[start]

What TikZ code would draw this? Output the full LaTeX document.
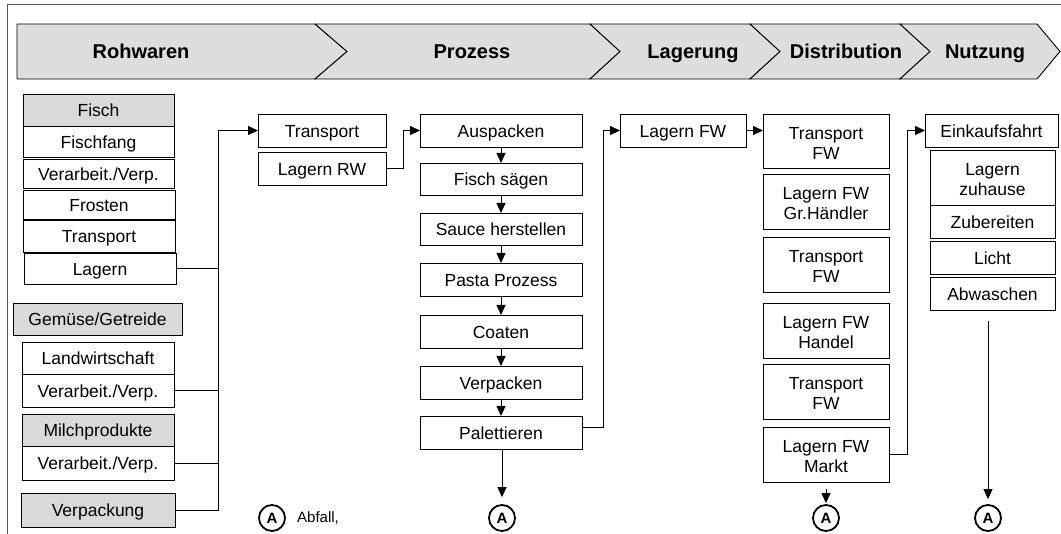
\documentclass[tikz,border=0pt]{standalone}
\usepackage{fontspec}
\setmainfont{Liberation Sans}
\usetikzlibrary{arrows.meta,calc}
\definecolor{bargray}{RGB}{221,221,221}
\definecolor{boxgray}{RGB}{217,217,217}
\definecolor{framegray}{RGB}{85,85,85}
\newcommand\boxfont{\fontsize{17.5}{20}\selectfont}
\newcommand\barfont{\fontsize{20}{24}\selectfont\bfseries}
\newcommand\bx[7]{\node[#1, minimum width={#4-#2}, minimum height={#5-#3}] (#6) at ({(#2+#4)/2},{(#3+#5)/2}) {#7};}
\tikzset{
  box/.style={draw, line width=0.9pt, inner sep=0pt, outer sep=0pt, font=\boxfont, align=center, text height=15pt, text depth=1pt},
  gbox/.style={box, fill=boxgray},
  twoline/.style={text height=36.5pt, text depth=0pt},
  barseg/.style={draw, line width=0.9pt, fill=bargray, line join=miter},
  barlabel/.style={font=\barfont, anchor=base, inner sep=0pt},
  conn/.style={line width=0.9pt},
  arr/.style={conn, -{Triangle[length=10pt,width=9pt]}},
  circA/.style={circle, draw, line width=1.8pt, minimum size=26pt, inner sep=0pt, font=\fontsize{15}{17}\selectfont\bfseries},
}
\begin{document}
\begin{tikzpicture}[x=1pt,y=-1pt]
\useasboundingbox (0,0) rectangle (1061,534);
% frame
\draw[framegray, line width=1pt] (7,534) -- (7,5) -- (1061,5);
% chevron bar
\draw[barseg] (17,24) -- (315,24) -- (347,51.5) -- (315,79) -- (17,79) -- cycle;
\draw[barseg] (315,24) -- (590,24) -- (620,51.5) -- (590,79) -- (315,79) -- (347,51.5) -- cycle;
\draw[barseg] (590,24) -- (750,24) -- (780,51.5) -- (750,79) -- (590,79) -- (620,51.5) -- cycle;
\draw[barseg] (750,24) -- (900,24) -- (930,51.5) -- (900,79) -- (750,79) -- (780,51.5) -- cycle;
\draw[barseg] (900,24) -- (1037,24) -- (1060,51.5) -- (1037,79) -- (900,79) -- (930,51.5) -- cycle;
\node[barlabel] (hRoh) at (141,58.5) {Rohwaren};
\node[barlabel] (hPro) at (472,58.5) {Prozess};
\node[barlabel] (hLag) at (693,58.5) {Lagerung};
\node[barlabel] (hDis) at (846,58.5) {Distribution};
\node[barlabel] (hNut) at (985,58.5) {Nutzung};
% left column
\bx{gbox}{23}{94}{174}{126}{fisch}{Fisch}
\bx{box}{23}{126}{174}{157}{fang}{Fischfang}
\bx{box}{23}{159}{174}{188}{verpA}{Verarbeit./Verp.}
\bx{box}{23}{190}{175}{219}{frosten}{Frosten}
\bx{box}{23}{220}{175}{252}{transp0}{Transport}
\bx{box}{24}{253}{176}{284}{lagern}{Lagern}
\bx{gbox}{13}{303}{182}{335}{gemuese}{Gemüse/Getreide}
\bx{box}{22}{342}{174}{374}{landw}{Landwirtschaft}
\bx{box}{22}{374}{174}{407}{verpB}{Verarbeit./Verp.}
\bx{gbox}{22}{414}{174}{446}{milch}{Milchprodukte}
\bx{box}{22}{446}{174}{480}{verpC}{Verarbeit./Verp.}
\bx{gbox}{21}{493}{175}{527}{verpackung}{Verpackung}
% raw material transport
\bx{box}{258}{114}{386}{147}{transport}{Transport}
\bx{box}{258}{152}{386}{185}{lagernrw}{Lagern RW}
% process column
\bx{box}{420}{114}{582}{147}{auspacken}{Auspacken}
\bx{box}{420}{163}{582}{195}{saegen}{Fisch sägen}
\bx{box}{420}{213}{582}{245}{sauce}{Sauce herstellen}
\bx{box}{420}{263}{582}{296}{pasta}{Pasta Prozess}
\bx{box}{420}{315}{582}{348}{coaten}{Coaten}
\bx{box}{420}{366}{582}{399}{verpacken}{Verpacken}
\bx{box}{420}{416}{582}{449}{palett}{Palettieren}
% storage
\bx{box}{620}{114}{746}{147}{lagernfw}{Lagern FW}
% distribution
\bx{box,twoline}{763}{114}{889}{168}{tfwA}{Transport\\FW}
\bx{box,twoline}{763}{174}{889}{229}{lgh}{Lagern FW\\Gr.Händler}
\bx{box,twoline}{763}{237}{889}{292}{tfwB}{Transport\\FW}
\bx{box,twoline}{763}{303}{889}{358}{lfh}{Lagern FW\\Handel}
\bx{box,twoline}{763}{364}{889}{419}{tfwC}{Transport\\FW}
\bx{box,twoline}{763}{427}{889}{482}{markt}{Lagern FW\\Markt}
% use
\bx{box}{925}{114}{1058}{147}{einkauf}{Einkaufsfahrt}
\bx{box,twoline}{930}{150}{1055}{205}{zuhause}{Lagern\\zuhause}
\bx{box}{930}{205}{1055}{238}{zubereiten}{Zubereiten}
\bx{box}{930}{241}{1055}{274}{licht}{Licht}
\bx{box}{930}{277}{1055}{310}{abwaschen}{Abwaschen}
% waste circles
\node[circA] (a0) at (272,518) {A};
\node[font=\fontsize{15}{18}\selectfont, anchor=base west, inner sep=0pt] (abfall) at (297,522) {Abfall,};
\node[circA] (a1) at (502,518) {A};
\node[circA] (a2) at (826,518) {A};
\node[circA] (a3) at (988,518) {A};
% connectors raw materials
\coordinate (busA) at (218,0);
\draw[conn] (lagern.east) -- (lagern.east -| busA);
\draw[conn] (verpB.east) -- (verpB.east -| busA);
\draw[conn] (verpC.east) -- (verpC.east -| busA);
\draw[arr] (verpackung.east) -| (busA |- transport.west) -- (transport.west);
\coordinate (busB) at (403,0);
\draw[arr] (lagernrw.east) -| (busB |- auspacken.west) -- (auspacken.west);
% process chain
\draw[arr] (auspacken) -- (saegen);
\draw[arr] (saegen) -- (sauce);
\draw[arr] (sauce) -- (pasta);
\draw[arr] (pasta) -- (coaten);
\draw[arr] (coaten) -- (verpacken);
\draw[arr] (verpacken) -- (palett);
\draw[arr, shorten >=7pt] (palett.south -| a1) -- (a1.north);
\coordinate (busC) at (603,0);
\draw[arr] ($(palett.east)+(0,-5)$) -| (busC |- lagernfw.west) -- (lagernfw.west);
\draw[arr] (lagernfw.east) -- (lagernfw.east -| tfwA.west);
\coordinate (busD) at (907,0);
\draw[arr] (markt.east) -| (busD |- einkauf.west) -- (einkauf.west);
\draw[arr, shorten >=1pt] ($(markt.south)+(0,7)$) -- (a2.north);
\draw[arr, shorten >=5pt] ($(abwaschen.south -| a3)+(0,11)$) -- (a3.north);
\end{tikzpicture}
\end{document}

[end]

## Problem to solve:
Copy every line above word for word and exclude the pictures.

## Task answer:
What TikZ code would draw this? Output the full LaTeX document.
\documentclass[tikz,border=0pt]{standalone}
\usepackage{fontspec}
\setmainfont{Liberation Sans}
\usetikzlibrary{arrows.meta,calc}
\definecolor{bargray}{RGB}{221,221,221}
\definecolor{boxgray}{RGB}{217,217,217}
\definecolor{framegray}{RGB}{85,85,85}
\newcommand\boxfont{\fontsize{17.5}{20}\selectfont}
\newcommand\barfont{\fontsize{20}{24}\selectfont\bfseries}
\newcommand\bx[7]{\node[#1, minimum width={#4-#2}, minimum height={#5-#3}] (#6) at ({(#2+#4)/2},{(#3+#5)/2}) {#7};}
\tikzset{
  box/.style={draw, line width=0.9pt, inner sep=0pt, outer sep=0pt, font=\boxfont, align=center, text height=15pt, text depth=1pt},
  gbox/.style={box, fill=boxgray},
  twoline/.style={text height=36.5pt, text depth=0pt},
  barseg/.style={draw, line width=0.9pt, fill=bargray, line join=miter},
  barlabel/.style={font=\barfont, anchor=base, inner sep=0pt},
  conn/.style={line width=0.9pt},
  arr/.style={conn, -{Triangle[length=10pt,width=9pt]}},
  circA/.style={circle, draw, line width=1.8pt, minimum size=26pt, inner sep=0pt, font=\fontsize{15}{17}\selectfont\bfseries},
}
\begin{document}
\begin{tikzpicture}[x=1pt,y=-1pt]
\useasboundingbox (0,0) rectangle (1061,534);
% frame
\draw[framegray, line width=1pt] (7,534) -- (7,5) -- (1061,5);
% chevron bar
\draw[barseg] (17,24) -- (315,24) -- (347,51.5) -- (315,79) -- (17,79) -- cycle;
\draw[barseg] (315,24) -- (590,24) -- (620,51.5) -- (590,79) -- (315,79) -- (347,51.5) -- cycle;
\draw[barseg] (590,24) -- (750,24) -- (780,51.5) -- (750,79) -- (590,79) -- (620,51.5) -- cycle;
\draw[barseg] (750,24) -- (900,24) -- (930,51.5) -- (900,79) -- (750,79) -- (780,51.5) -- cycle;
\draw[barseg] (900,24) -- (1037,24) -- (1060,51.5) -- (1037,79) -- (900,79) -- (930,51.5) -- cycle;
\node[barlabel] (hRoh) at (141,58.5) {Rohwaren};
\node[barlabel] (hPro) at (472,58.5) {Prozess};
\node[barlabel] (hLag) at (693,58.5) {Lagerung};
\node[barlabel] (hDis) at (846,58.5) {Distribution};
\node[barlabel] (hNut) at (985,58.5) {Nutzung};
% left column
\bx{gbox}{23}{94}{174}{126}{fisch}{Fisch}
\bx{box}{23}{126}{174}{157}{fang}{Fischfang}
\bx{box}{23}{159}{174}{188}{verpA}{Verarbeit./Verp.}
\bx{box}{23}{190}{175}{219}{frosten}{Frosten}
\bx{box}{23}{220}{175}{252}{transp0}{Transport}
\bx{box}{24}{253}{176}{284}{lagern}{Lagern}
\bx{gbox}{13}{303}{182}{335}{gemuese}{Gemüse/Getreide}
\bx{box}{22}{342}{174}{374}{landw}{Landwirtschaft}
\bx{box}{22}{374}{174}{407}{verpB}{Verarbeit./Verp.}
\bx{gbox}{22}{414}{174}{446}{milch}{Milchprodukte}
\bx{box}{22}{446}{174}{480}{verpC}{Verarbeit./Verp.}
\bx{gbox}{21}{493}{175}{527}{verpackung}{Verpackung}
% raw material transport
\bx{box}{258}{114}{386}{147}{transport}{Transport}
\bx{box}{258}{152}{386}{185}{lagernrw}{Lagern RW}
% process column
\bx{box}{420}{114}{582}{147}{auspacken}{Auspacken}
\bx{box}{420}{163}{582}{195}{saegen}{Fisch sägen}
\bx{box}{420}{213}{582}{245}{sauce}{Sauce herstellen}
\bx{box}{420}{263}{582}{296}{pasta}{Pasta Prozess}
\bx{box}{420}{315}{582}{348}{coaten}{Coaten}
\bx{box}{420}{366}{582}{399}{verpacken}{Verpacken}
\bx{box}{420}{416}{582}{449}{palett}{Palettieren}
% storage
\bx{box}{620}{114}{746}{147}{lagernfw}{Lagern FW}
% distribution
\bx{box,twoline}{763}{114}{889}{168}{tfwA}{Transport\\FW}
\bx{box,twoline}{763}{174}{889}{229}{lgh}{Lagern FW\\Gr.Händler}
\bx{box,twoline}{763}{237}{889}{292}{tfwB}{Transport\\FW}
\bx{box,twoline}{763}{303}{889}{358}{lfh}{Lagern FW\\Handel}
\bx{box,twoline}{763}{364}{889}{419}{tfwC}{Transport\\FW}
\bx{box,twoline}{763}{427}{889}{482}{markt}{Lagern FW\\Markt}
% use
\bx{box}{925}{114}{1058}{147}{einkauf}{Einkaufsfahrt}
\bx{box,twoline}{930}{150}{1055}{205}{zuhause}{Lagern\\zuhause}
\bx{box}{930}{205}{1055}{238}{zubereiten}{Zubereiten}
\bx{box}{930}{241}{1055}{274}{licht}{Licht}
\bx{box}{930}{277}{1055}{310}{abwaschen}{Abwaschen}
% waste circles
\node[circA] (a0) at (272,518) {A};
\node[font=\fontsize{15}{18}\selectfont, anchor=base west, inner sep=0pt] (abfall) at (297,522) {Abfall,};
\node[circA] (a1) at (502,518) {A};
\node[circA] (a2) at (826,518) {A};
\node[circA] (a3) at (988,518) {A};
% connectors raw materials
\coordinate (busA) at (218,0);
\draw[conn] (lagern.east) -- (lagern.east -| busA);
\draw[conn] (verpB.east) -- (verpB.east -| busA);
\draw[conn] (verpC.east) -- (verpC.east -| busA);
\draw[arr] (verpackung.east) -| (busA |- transport.west) -- (transport.west);
\coordinate (busB) at (403,0);
\draw[arr] (lagernrw.east) -| (busB |- auspacken.west) -- (auspacken.west);
% process chain
\draw[arr] (auspacken) -- (saegen);
\draw[arr] (saegen) -- (sauce);
\draw[arr] (sauce) -- (pasta);
\draw[arr] (pasta) -- (coaten);
\draw[arr] (coaten) -- (verpacken);
\draw[arr] (verpacken) -- (palett);
\draw[arr, shorten >=7pt] (palett.south -| a1) -- (a1.north);
\coordinate (busC) at (603,0);
\draw[arr] ($(palett.east)+(0,-5)$) -| (busC |- lagernfw.west) -- (lagernfw.west);
\draw[arr] (lagernfw.east) -- (lagernfw.east -| tfwA.west);
\coordinate (busD) at (907,0);
\draw[arr] (markt.east) -| (busD |- einkauf.west) -- (einkauf.west);
\draw[arr, shorten >=1pt] ($(markt.south)+(0,7)$) -- (a2.north);
\draw[arr, shorten >=5pt] ($(abwaschen.south -| a3)+(0,11)$) -- (a3.north);
\end{tikzpicture}
\end{document}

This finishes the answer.